The Apostle Paul would later write, “5b Christ Jesus, who, existing in the form of God, did not consider equality with God as something to be exploited. 7 Instead he emptied himself by assuming the form of a servant, taking on the likeness of humanity. And when he had come as a man, 8 he humbled himself by becoming obedient to the point of death—even to death on a cross” (Philippians 2:5-8). Jesus’ attitude was one of humility and meekness, ready to receive from God, even though he was God. Jesus sought to be filled and satisfied by God. Jesus once said, “My food is to do the will of him who sent me and to finish his work” (John 4:34). Jesus was righteous. Jesus displayed mercy, purity of motives, and peacemaking as he healed, comforted, and freed all who would ask for God’s grace. Matthew was hinting here at the end of the sermon that people had an inner feeling of amazement not just in what Jesus said but that Jesus somehow was the embodiment of what he said. Because of that, the people were confronted to examine the righteousness of their life and to be amazed at Jesus and experience not just the possible but the promised opportunity of something greater and more satisfying in life. There was the real prospect of imitating Jesus Christ.

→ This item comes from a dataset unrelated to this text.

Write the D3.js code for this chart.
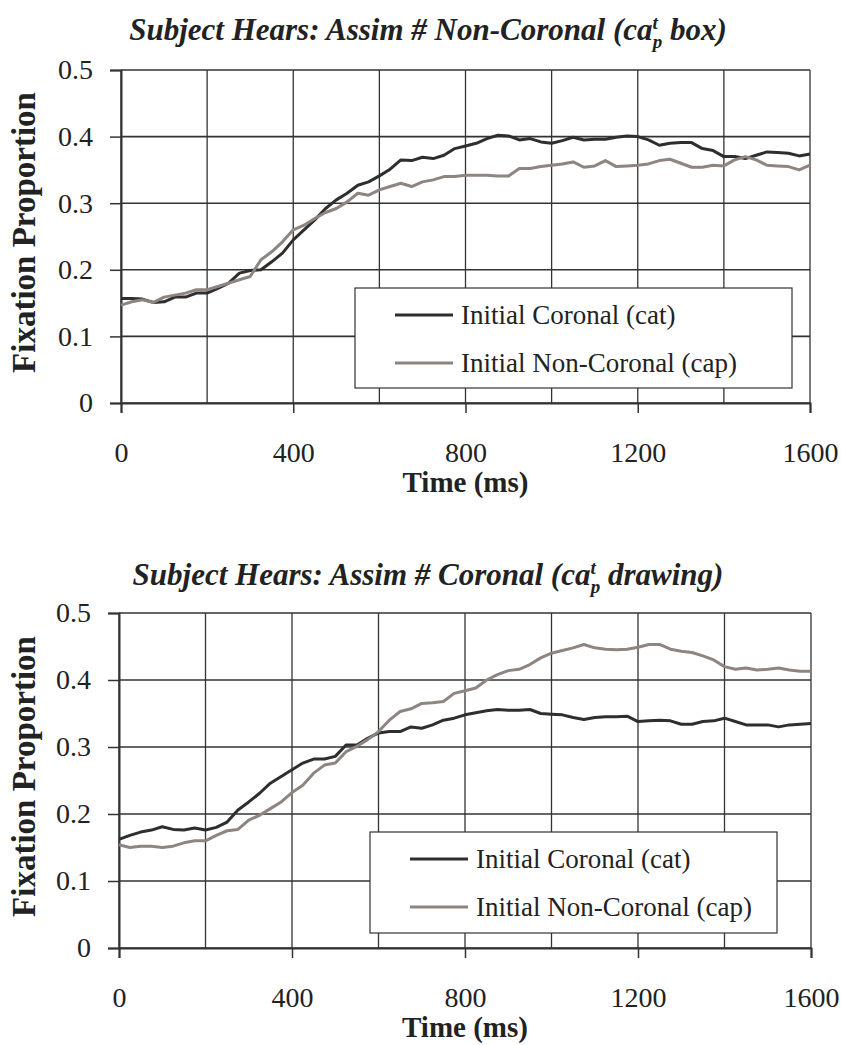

Those possibilities and promise are for you and me as well. God is ready to bless you and satisfy you. God is read for you to bless you with righteousness and for you to become a blessing of mercy, purity, and peace for others. But you and I must be willing to be confronted by the blessing of God. We must be empty to receive. We must be hungry and thirsty for righteousness. We must be willing to bear fruit.
Jesus has given us much to think about this week. I would like you to come to church next Sunday so that we can be confronted again and held in awe of Christ. For whatever we hold in awe, we will imitate. Amen and Amen.